====== Material for this task ======

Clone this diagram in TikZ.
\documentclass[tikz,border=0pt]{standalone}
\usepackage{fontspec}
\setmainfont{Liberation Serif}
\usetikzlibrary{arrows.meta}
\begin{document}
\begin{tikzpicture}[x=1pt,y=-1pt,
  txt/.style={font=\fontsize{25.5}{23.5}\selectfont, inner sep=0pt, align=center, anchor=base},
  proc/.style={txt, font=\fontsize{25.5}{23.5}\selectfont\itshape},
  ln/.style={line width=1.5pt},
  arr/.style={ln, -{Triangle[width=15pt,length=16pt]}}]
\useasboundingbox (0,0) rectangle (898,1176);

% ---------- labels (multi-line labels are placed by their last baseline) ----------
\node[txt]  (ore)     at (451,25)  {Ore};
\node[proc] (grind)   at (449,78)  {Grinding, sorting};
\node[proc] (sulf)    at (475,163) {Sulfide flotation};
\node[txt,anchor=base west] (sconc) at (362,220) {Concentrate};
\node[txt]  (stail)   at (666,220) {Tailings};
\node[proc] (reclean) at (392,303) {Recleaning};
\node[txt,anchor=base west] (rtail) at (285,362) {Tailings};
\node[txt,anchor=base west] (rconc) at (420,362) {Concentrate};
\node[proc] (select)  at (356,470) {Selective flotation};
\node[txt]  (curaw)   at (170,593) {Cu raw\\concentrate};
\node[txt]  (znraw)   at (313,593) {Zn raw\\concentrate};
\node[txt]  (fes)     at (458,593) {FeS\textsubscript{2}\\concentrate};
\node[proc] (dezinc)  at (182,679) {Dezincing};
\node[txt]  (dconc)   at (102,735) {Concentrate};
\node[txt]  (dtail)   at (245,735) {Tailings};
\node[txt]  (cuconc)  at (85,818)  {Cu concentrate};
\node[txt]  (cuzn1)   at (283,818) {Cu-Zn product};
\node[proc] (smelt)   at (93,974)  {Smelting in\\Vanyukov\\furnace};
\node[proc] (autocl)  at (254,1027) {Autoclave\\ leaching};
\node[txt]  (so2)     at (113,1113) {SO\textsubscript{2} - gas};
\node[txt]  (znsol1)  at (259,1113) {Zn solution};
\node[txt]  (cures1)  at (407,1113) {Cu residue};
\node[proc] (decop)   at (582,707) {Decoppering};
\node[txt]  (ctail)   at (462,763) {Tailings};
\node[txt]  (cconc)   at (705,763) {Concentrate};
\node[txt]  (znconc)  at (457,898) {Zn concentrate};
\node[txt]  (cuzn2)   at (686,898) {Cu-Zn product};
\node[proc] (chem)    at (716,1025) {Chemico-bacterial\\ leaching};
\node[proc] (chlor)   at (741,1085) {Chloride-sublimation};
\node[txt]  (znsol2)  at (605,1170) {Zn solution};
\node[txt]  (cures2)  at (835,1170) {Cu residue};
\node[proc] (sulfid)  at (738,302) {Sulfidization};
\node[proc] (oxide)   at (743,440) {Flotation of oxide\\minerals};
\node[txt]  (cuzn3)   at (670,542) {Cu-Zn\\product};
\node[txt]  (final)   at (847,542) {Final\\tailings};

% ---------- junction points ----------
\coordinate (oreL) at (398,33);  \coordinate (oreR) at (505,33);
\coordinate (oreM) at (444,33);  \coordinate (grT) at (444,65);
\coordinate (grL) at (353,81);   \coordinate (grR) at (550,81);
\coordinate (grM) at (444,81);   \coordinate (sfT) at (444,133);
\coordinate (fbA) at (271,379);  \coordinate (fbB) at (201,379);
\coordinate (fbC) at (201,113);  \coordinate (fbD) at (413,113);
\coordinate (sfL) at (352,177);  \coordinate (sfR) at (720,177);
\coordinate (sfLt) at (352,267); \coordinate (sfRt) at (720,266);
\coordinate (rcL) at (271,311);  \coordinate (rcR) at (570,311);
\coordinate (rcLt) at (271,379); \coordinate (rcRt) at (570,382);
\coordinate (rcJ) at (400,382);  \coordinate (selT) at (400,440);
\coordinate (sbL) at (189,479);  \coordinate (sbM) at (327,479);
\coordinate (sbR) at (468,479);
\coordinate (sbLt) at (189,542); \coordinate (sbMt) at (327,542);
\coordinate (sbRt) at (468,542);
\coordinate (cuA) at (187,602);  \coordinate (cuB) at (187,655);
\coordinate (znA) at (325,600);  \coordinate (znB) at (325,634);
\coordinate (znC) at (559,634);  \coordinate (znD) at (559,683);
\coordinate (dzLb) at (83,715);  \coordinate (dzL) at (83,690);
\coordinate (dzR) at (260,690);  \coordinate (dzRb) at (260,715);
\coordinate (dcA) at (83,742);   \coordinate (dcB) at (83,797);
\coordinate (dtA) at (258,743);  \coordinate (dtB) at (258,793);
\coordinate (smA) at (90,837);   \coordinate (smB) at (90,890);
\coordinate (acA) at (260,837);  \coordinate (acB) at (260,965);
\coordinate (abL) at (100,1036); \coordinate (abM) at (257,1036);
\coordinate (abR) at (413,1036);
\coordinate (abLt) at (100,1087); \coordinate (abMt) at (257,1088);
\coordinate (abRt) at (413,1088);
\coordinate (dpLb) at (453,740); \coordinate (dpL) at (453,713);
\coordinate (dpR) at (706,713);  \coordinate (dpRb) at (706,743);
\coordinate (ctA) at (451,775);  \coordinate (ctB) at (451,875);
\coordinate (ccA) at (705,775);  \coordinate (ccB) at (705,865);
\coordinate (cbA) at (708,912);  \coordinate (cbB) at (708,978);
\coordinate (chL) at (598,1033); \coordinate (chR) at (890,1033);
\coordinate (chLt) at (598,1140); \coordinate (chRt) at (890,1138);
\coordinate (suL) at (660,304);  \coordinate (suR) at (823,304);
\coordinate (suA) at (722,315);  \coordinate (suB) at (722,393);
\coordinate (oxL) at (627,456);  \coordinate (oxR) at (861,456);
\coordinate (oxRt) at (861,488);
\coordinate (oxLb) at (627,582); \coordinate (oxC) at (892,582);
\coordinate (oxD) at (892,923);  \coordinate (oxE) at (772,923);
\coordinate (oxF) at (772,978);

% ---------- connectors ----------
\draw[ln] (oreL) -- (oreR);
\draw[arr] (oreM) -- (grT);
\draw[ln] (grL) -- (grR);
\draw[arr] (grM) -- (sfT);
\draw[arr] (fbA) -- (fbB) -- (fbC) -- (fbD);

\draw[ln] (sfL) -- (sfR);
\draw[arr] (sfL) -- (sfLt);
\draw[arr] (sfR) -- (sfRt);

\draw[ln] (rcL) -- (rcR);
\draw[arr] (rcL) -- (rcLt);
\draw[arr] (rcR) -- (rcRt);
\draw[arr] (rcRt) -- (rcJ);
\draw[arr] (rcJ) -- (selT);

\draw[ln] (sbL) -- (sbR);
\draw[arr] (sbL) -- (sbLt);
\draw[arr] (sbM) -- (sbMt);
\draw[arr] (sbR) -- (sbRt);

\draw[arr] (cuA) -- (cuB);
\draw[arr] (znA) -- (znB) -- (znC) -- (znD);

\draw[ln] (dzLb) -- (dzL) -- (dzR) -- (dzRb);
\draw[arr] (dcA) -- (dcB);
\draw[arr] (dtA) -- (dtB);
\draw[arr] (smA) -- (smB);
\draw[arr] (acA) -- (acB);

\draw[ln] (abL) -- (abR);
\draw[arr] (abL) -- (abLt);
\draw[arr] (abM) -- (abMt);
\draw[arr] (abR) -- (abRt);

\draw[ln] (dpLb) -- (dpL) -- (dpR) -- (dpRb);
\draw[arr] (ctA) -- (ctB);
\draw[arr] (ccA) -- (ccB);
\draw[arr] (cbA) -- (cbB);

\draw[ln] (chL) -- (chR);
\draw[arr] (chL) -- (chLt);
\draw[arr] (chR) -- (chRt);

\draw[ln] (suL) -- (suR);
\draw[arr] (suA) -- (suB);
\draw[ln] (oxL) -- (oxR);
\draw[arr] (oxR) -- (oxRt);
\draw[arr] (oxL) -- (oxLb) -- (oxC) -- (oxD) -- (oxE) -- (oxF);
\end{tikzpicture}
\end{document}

======
====== Material for this task ======

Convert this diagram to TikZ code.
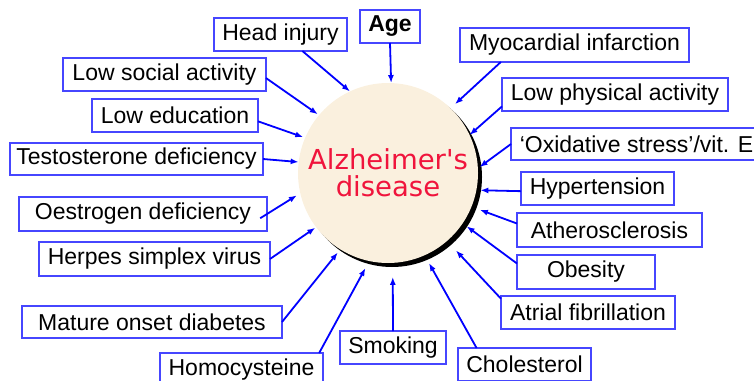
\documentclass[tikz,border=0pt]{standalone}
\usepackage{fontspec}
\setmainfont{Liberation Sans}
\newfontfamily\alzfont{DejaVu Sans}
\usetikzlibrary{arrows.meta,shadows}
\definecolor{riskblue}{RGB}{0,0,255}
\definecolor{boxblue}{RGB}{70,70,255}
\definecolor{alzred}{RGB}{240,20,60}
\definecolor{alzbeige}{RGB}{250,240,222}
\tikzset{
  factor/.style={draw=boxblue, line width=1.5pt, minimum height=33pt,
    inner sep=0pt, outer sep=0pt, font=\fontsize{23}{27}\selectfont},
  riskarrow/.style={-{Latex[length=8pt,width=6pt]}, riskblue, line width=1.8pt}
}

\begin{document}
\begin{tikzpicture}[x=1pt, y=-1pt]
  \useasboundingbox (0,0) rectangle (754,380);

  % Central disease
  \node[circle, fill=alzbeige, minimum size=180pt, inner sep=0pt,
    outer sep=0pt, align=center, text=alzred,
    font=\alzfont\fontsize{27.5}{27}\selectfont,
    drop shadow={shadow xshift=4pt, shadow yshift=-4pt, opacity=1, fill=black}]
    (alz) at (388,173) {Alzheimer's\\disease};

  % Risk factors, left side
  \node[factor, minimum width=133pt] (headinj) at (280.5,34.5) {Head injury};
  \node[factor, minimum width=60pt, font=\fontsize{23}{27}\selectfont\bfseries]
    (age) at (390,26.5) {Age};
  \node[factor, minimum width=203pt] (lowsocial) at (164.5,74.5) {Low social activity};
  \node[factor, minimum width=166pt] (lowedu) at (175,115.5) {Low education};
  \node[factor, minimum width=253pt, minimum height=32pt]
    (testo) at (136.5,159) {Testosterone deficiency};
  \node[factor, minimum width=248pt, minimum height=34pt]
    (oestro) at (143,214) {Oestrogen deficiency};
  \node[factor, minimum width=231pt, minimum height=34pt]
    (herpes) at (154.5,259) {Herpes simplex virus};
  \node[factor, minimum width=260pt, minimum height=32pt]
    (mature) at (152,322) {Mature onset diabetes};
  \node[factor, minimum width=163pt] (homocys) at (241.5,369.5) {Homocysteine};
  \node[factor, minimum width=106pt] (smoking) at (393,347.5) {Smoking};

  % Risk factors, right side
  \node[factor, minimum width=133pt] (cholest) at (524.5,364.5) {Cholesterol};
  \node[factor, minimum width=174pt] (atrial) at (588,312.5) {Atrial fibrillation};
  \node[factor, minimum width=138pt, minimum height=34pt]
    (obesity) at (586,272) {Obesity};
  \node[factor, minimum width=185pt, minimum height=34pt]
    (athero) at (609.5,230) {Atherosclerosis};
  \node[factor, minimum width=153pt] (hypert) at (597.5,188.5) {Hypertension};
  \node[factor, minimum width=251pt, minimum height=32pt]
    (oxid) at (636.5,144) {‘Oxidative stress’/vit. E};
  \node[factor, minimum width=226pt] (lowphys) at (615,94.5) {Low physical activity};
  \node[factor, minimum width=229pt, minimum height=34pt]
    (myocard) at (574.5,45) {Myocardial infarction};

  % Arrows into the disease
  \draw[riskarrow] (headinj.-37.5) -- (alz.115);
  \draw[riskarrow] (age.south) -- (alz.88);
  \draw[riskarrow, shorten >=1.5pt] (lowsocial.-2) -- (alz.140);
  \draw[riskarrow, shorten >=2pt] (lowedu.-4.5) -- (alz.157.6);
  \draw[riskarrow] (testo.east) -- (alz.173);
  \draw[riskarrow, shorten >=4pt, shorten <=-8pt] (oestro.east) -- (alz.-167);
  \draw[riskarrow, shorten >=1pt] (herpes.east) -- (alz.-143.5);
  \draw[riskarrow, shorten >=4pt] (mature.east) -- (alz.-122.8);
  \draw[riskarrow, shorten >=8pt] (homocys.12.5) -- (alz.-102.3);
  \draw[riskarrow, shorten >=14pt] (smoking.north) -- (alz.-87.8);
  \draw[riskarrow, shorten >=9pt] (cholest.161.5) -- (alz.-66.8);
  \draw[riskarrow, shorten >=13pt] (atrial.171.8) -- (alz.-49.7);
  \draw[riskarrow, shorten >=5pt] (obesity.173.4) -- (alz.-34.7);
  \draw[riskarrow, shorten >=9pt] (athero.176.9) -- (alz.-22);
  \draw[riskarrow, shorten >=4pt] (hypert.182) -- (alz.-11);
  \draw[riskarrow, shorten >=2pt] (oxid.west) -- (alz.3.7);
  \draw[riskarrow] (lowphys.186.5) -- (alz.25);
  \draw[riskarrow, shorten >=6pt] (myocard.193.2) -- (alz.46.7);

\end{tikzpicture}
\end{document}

======

*What to produce*
Print the lines from the line containing "Clone this diagram in TikZ." to the line containing "(0,0) rectangle (898,1176);", both ends included, exactly and with nothing added.

*Solution to the problem*
Clone this diagram in TikZ.
\documentclass[tikz,border=0pt]{standalone}
\usepackage{fontspec}
\setmainfont{Liberation Serif}
\usetikzlibrary{arrows.meta}
\begin{document}
\begin{tikzpicture}[x=1pt,y=-1pt,
  txt/.style={font=\fontsize{25.5}{23.5}\selectfont, inner sep=0pt, align=center, anchor=base},
  proc/.style={txt, font=\fontsize{25.5}{23.5}\selectfont\itshape},
  ln/.style={line width=1.5pt},
  arr/.style={ln, -{Triangle[width=15pt,length=16pt]}}]
\useasboundingbox (0,0) rectangle (898,1176);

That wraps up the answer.